PROBLEM STATEMENT:
Separate out the lines that hold "script".

PROVIDED RECORDS:

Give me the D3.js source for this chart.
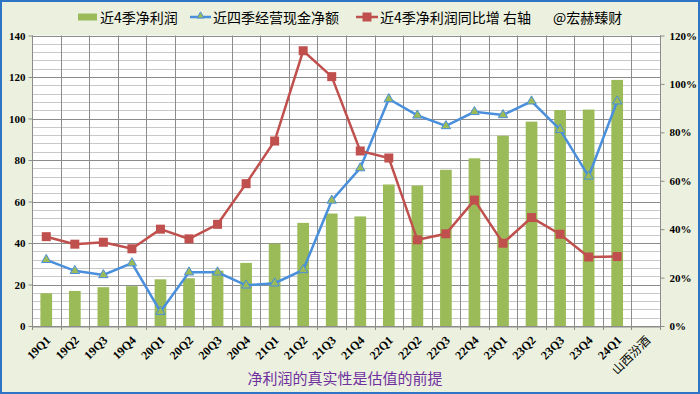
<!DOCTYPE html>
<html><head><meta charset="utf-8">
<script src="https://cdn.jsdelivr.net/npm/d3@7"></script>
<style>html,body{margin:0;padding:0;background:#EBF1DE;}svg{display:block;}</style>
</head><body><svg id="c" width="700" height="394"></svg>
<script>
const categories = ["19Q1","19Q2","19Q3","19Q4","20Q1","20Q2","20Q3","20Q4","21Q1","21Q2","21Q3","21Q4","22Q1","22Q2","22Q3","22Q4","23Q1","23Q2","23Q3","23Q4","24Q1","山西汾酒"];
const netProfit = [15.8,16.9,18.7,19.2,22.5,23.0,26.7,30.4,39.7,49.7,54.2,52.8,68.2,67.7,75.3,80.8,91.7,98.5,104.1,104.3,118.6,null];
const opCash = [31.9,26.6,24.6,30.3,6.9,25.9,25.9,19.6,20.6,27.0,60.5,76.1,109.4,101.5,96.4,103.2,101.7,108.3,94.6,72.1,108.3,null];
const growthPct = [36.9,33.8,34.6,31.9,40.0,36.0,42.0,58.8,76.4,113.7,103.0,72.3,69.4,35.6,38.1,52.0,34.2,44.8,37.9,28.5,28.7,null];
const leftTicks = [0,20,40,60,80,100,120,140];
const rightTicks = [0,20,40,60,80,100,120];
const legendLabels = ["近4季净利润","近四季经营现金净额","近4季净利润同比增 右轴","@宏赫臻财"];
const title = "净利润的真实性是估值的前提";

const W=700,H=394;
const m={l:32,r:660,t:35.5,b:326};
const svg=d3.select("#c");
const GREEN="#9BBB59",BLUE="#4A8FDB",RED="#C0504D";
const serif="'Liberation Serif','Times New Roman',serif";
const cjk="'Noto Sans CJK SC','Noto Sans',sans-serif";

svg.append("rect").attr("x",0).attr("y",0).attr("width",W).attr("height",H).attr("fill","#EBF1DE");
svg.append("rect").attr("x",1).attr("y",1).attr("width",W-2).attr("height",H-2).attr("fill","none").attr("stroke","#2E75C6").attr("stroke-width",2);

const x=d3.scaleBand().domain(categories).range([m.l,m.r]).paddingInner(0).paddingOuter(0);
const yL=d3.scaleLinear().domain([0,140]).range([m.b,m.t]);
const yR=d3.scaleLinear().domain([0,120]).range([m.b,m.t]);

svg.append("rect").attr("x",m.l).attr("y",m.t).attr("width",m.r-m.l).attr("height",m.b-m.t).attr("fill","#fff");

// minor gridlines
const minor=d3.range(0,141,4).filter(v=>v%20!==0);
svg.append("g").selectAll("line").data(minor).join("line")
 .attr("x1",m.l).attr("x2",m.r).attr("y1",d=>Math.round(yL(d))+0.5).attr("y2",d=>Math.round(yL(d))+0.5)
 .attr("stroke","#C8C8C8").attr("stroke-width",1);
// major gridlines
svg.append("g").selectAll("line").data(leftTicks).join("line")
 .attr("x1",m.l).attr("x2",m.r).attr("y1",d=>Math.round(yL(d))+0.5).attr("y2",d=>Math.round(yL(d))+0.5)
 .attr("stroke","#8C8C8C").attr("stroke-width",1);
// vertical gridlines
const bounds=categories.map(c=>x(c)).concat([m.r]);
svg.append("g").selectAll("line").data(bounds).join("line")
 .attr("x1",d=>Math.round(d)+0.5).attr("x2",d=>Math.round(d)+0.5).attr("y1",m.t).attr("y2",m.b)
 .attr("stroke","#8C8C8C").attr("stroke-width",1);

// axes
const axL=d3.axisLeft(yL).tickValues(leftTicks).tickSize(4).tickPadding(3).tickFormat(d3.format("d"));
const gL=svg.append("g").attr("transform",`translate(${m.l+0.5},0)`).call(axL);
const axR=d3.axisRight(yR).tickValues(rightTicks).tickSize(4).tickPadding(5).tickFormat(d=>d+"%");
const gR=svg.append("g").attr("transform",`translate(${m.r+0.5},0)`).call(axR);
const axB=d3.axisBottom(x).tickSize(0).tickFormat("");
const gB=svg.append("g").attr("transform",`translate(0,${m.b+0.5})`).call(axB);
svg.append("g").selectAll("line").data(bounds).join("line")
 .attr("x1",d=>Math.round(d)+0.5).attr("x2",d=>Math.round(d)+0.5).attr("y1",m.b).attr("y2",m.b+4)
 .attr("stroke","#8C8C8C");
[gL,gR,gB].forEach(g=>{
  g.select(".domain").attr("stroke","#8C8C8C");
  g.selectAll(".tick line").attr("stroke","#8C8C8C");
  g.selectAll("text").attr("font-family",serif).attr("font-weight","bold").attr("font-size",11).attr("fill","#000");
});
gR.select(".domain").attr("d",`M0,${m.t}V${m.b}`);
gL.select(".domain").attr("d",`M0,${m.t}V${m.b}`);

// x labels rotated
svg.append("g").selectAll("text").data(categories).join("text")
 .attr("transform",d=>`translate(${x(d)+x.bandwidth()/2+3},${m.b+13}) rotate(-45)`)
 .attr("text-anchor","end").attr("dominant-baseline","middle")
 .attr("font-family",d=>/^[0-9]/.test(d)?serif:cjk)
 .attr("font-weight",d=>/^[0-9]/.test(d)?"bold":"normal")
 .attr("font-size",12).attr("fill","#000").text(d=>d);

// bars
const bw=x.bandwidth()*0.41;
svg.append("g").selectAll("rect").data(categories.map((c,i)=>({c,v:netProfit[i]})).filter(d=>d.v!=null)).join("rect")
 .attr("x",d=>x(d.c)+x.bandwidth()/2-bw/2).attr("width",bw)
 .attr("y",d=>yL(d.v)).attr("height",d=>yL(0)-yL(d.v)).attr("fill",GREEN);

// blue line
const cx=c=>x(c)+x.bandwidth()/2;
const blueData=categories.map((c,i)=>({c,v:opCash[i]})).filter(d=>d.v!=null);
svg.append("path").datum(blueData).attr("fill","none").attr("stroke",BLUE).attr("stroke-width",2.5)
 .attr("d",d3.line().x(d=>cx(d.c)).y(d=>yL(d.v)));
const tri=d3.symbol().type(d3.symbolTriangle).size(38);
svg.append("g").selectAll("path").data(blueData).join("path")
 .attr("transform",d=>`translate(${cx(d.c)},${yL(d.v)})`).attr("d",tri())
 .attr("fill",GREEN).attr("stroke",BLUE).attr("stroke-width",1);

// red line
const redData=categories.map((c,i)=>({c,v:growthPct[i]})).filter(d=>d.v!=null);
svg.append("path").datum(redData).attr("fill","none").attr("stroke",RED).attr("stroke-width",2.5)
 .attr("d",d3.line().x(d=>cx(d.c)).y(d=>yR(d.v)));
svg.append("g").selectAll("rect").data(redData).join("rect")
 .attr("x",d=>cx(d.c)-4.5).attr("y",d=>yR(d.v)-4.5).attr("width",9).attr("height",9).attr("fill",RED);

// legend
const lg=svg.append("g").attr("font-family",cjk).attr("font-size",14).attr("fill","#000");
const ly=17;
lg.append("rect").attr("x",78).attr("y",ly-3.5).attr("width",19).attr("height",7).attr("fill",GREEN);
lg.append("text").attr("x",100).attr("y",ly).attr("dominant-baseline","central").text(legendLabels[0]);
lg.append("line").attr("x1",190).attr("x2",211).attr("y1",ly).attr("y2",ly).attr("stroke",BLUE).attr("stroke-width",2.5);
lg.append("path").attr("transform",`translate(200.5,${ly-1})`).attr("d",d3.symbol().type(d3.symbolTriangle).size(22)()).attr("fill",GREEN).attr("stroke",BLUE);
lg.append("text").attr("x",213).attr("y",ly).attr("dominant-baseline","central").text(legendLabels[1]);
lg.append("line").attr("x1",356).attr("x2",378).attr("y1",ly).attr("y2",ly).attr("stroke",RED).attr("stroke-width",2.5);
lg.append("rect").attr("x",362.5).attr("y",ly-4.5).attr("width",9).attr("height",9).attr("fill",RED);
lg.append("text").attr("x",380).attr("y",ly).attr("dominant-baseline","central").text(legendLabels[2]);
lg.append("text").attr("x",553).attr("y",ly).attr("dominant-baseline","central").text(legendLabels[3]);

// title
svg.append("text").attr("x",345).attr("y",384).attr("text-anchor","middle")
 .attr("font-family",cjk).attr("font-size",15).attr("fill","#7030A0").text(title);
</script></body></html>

--

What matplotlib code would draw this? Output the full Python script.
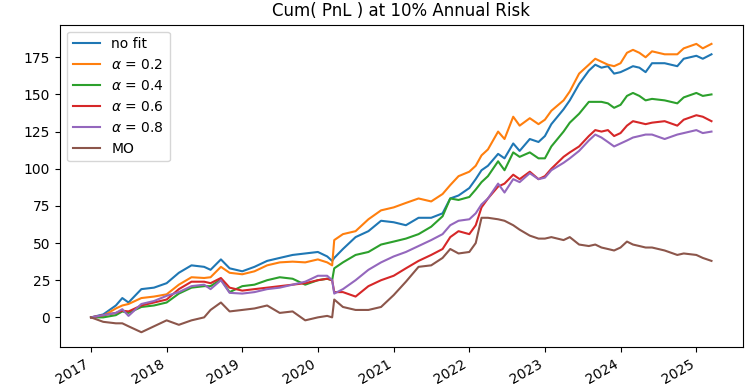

FINISHED EXERCISE:
<script src="https://cdn.jsdelivr.net/npm/d3@7"></script>
<script>
</script></body></html>
What matplotlib code would draw this? Output the full Python script.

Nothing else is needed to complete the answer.